Welcome to those of you joining us in September 2020! To help you get a sense of what to expect from your degree, we have listed some possible advance reading below. Don't worry about reading everything listed here—we just want you to get a sense of what to prepare if you have time to do so. We recommend you choose a few books that look interesting to you and read over the summer. You’ll get access to electronic resources once you’ve formally joined the university during Welcome Week.

Please note that you won’t take all the modules below—please see the webpages for your course for specifics. If you're signed up for single honours (Q300) English Literature, you're taking Modes of Reading, Epic into Novel, Medieval to Renaissance, and Modern World Literature.

Modes of Reading

For Modes of Reading, you can start reading Anne Enright’s The Gathering, which we'll be discussing for the first 5 weeks. We also recommend that you take a look at the syllabus and dip your toes into the key theoretical and cultural texts for Term 1. See the syllabus page for further details. Students are advised to look up copies of J. A. Cuddon, ed., Dictionary of Literary Terms and Literary Theory (revised by C. E. Preston) and Chris Baldick, ed., The Oxford Dictionary of Literary Terms (2008). You will have free access to both as e-books once you're enrolled.

Medieval to Renaissance English Literature

In term 1, we will be reading Sir Gawain and the Green Knight, in Poems Of The Pearl Manuscript: Pearl, Cleanness, Patience, Sir Gawain and the Green Knight, ed. by M. Andrew and R. Waldron, 5th edn (Exeter, 2007). We will be studying the text in the original Middle English, but you are encouraged to read the translation that comes with this book over the summer. Your copy will contain a code giving you access to the translation online.

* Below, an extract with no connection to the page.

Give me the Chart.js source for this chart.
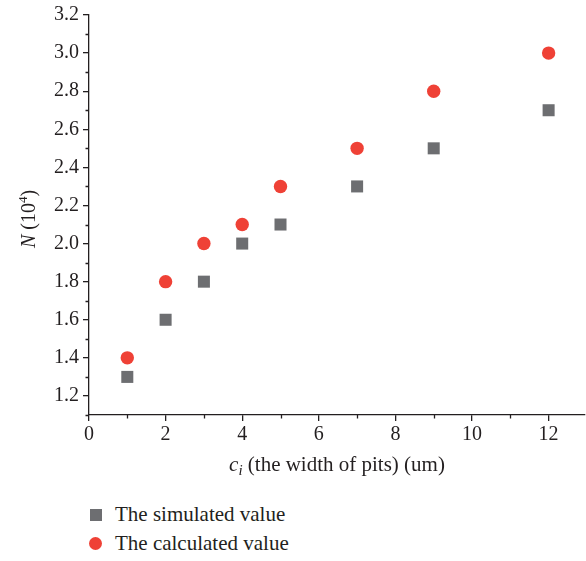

You might also like to read one or both of the following as an introduction to the medieval period and its literature: Maurice Keen, English Society in the Later Middle Ages 1348-1500 (Penguin, 1990); J. A. Burrow, Medieval Writers and their Work, 2nd edn. (Oxford, 2008).

Modern World Literature

You're encouraged to read across the syllabus in preparation for the module. Most set texts are relatively short, but it's a good idea to get started on Goethe's Faust, Shelley's Frankenstein, Soseki's Kokoro and Conrad's Heart of Darkness for term 1. For background reading, highly recommended, if not required, is Marshall Berman's All that is Solid Melts into Air: The Experience of Modernity (Verso). See the module website for further details.

Epic into Novel

For Epic into Novel, we recommend reading Homer, The Iliad, trans. Caroline Alexander and George Eliot's Middlemarch.

British Theatre Since 1939 (English and Theatre Studies students only)

For British Theatre Since 1939, incoming English and Theatre students are recommended to have a look at John Osborne's 1956 play Look Back in Anger, and also Dominic Shellard's critical work British Theatre since the War (Yale University Press, 2000). Please go and see any plays available to you over the summer! You can also look at the syllabus online to cross-reference plays discussed by Shellard.

History and Textuality (English and History students only)

Incoming English and History students are encouraged to read the core texts for EN126 History & Textuality, which include Charles Dickens’s A Tale of Two Cities, Mary Shelley’s Frankenstein, Alison Bechdel’s Fun Home, and W. G. Sebald’s Rings of Saturn.